→ THE PROBLEM
Keep to the lines from the line containing "Give me the Bokeh source for this chart." through the line containing "from bokeh.resources import INLINE": copy them exactly and leave every picture out.

→ MATERIAL SHOWN
[BEGIN]

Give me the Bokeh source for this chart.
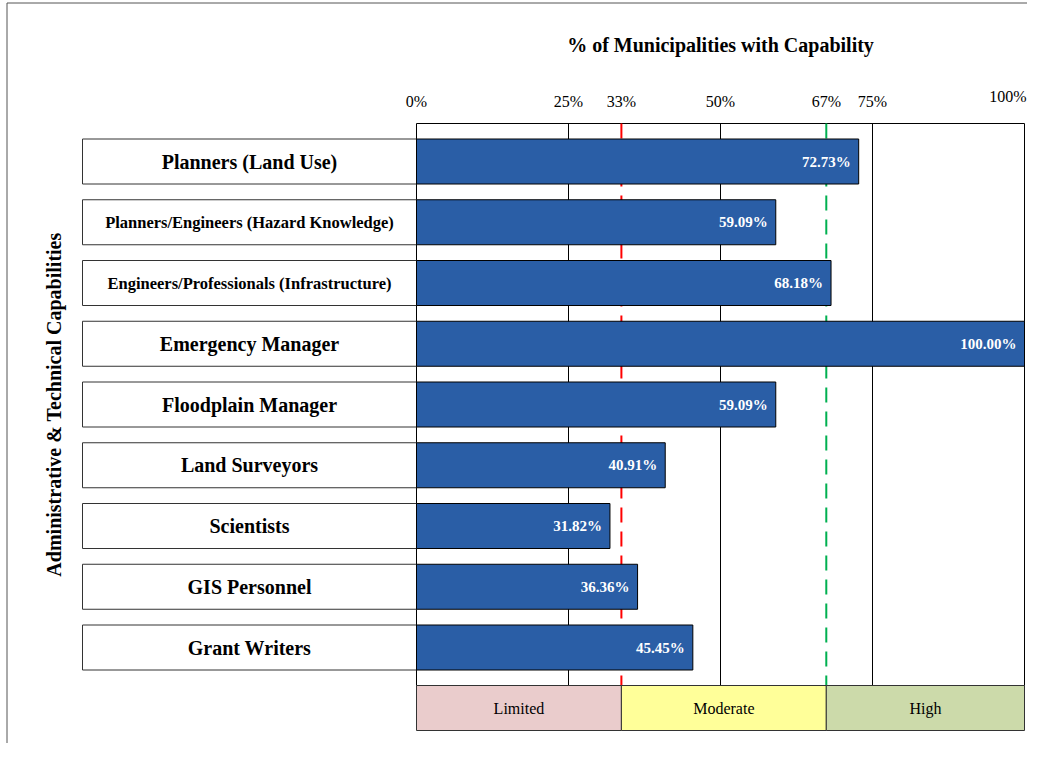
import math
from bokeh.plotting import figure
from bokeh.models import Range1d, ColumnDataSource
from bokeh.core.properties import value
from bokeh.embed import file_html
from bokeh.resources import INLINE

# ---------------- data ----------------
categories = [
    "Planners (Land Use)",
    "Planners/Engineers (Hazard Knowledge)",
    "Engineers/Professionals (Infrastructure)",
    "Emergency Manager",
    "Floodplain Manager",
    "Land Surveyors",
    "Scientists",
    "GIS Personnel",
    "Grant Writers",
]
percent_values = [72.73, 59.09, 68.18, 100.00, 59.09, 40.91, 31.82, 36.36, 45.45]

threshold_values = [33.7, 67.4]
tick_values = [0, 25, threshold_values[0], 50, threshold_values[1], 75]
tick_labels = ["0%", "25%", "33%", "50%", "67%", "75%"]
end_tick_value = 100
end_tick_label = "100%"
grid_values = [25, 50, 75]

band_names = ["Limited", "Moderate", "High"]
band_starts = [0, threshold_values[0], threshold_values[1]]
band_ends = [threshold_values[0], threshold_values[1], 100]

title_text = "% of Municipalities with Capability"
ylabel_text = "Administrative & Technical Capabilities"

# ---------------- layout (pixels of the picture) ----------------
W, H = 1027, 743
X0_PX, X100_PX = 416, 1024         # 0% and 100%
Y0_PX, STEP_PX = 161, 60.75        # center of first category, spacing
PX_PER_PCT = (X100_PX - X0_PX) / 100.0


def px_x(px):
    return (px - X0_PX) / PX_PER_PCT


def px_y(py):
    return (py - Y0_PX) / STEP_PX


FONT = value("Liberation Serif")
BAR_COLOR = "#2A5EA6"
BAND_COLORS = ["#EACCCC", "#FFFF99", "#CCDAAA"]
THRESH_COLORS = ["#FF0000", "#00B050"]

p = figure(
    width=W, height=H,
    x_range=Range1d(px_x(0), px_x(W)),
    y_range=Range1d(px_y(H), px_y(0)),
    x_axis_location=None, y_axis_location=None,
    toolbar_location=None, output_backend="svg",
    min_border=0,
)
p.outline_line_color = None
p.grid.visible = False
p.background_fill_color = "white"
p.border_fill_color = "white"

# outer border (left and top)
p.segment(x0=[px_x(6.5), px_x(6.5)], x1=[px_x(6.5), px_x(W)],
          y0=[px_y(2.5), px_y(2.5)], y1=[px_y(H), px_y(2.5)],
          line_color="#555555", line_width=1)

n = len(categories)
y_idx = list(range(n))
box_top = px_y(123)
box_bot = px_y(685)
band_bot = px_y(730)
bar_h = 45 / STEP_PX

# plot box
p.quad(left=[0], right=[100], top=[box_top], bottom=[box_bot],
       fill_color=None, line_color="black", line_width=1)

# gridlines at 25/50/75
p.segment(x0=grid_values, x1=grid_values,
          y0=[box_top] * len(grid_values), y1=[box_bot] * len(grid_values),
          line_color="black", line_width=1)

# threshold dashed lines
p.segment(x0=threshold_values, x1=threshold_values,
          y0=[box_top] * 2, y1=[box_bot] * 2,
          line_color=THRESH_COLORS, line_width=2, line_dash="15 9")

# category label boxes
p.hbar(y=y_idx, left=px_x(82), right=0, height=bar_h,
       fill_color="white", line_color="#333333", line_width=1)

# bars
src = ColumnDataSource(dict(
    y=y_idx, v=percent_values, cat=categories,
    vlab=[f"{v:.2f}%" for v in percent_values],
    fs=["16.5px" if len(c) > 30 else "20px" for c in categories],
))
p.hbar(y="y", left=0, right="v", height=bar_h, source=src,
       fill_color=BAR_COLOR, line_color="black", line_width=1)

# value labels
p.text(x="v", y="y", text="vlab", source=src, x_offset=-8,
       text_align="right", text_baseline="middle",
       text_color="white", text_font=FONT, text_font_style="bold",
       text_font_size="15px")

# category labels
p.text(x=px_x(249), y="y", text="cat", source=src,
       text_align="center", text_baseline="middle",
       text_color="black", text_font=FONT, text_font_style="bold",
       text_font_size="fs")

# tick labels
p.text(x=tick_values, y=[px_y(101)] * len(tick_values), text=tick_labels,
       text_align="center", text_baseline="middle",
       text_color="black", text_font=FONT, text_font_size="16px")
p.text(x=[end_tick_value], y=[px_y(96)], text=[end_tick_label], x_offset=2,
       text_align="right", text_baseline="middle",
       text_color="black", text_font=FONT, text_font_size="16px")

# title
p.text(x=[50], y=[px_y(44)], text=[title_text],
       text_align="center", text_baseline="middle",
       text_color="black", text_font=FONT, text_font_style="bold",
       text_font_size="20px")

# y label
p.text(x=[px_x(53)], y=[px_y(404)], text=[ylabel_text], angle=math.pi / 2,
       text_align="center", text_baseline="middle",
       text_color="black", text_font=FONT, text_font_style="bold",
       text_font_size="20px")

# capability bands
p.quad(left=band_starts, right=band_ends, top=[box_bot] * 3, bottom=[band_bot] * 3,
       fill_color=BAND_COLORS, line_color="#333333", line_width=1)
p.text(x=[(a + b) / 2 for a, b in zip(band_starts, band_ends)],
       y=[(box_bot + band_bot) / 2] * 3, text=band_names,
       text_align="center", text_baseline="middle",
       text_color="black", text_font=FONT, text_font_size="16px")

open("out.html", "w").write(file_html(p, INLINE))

[END]
[BEGIN]

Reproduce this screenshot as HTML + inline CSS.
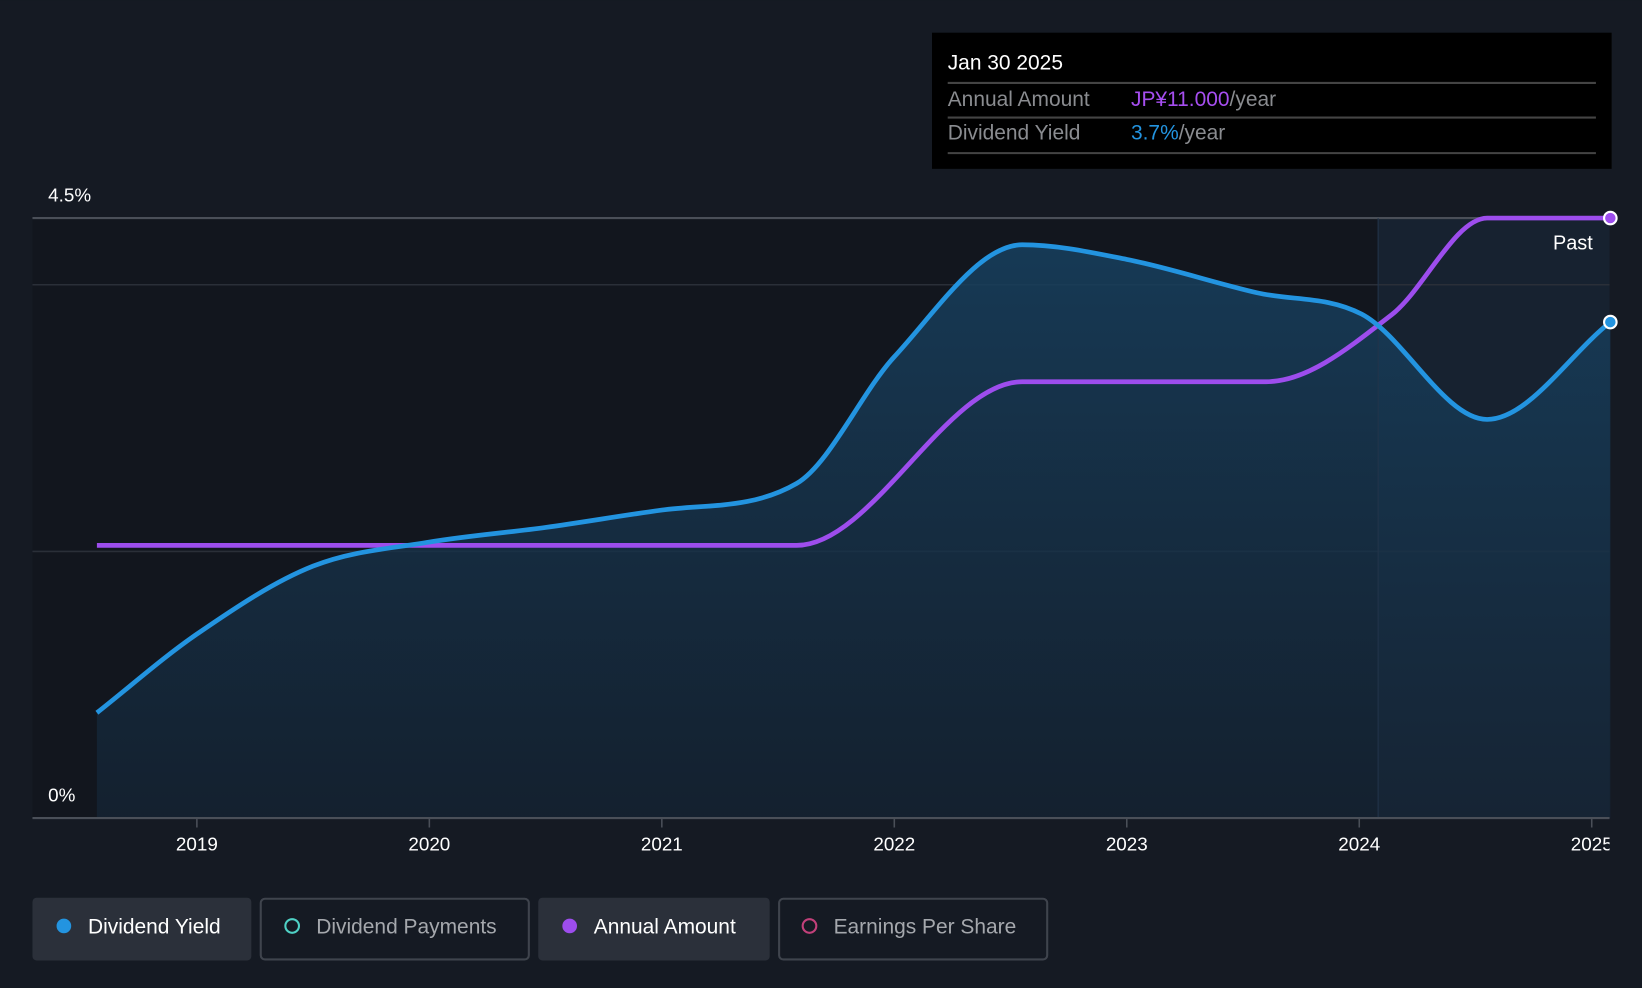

[END]

→ EXERCISE OUTPUT
Give me the Bokeh source for this chart.
import math
from bokeh.plotting import figure
from bokeh.models import Range1d, ColumnDataSource
from bokeh.core.properties import value
from bokeh.embed import file_html
from bokeh.resources import INLINE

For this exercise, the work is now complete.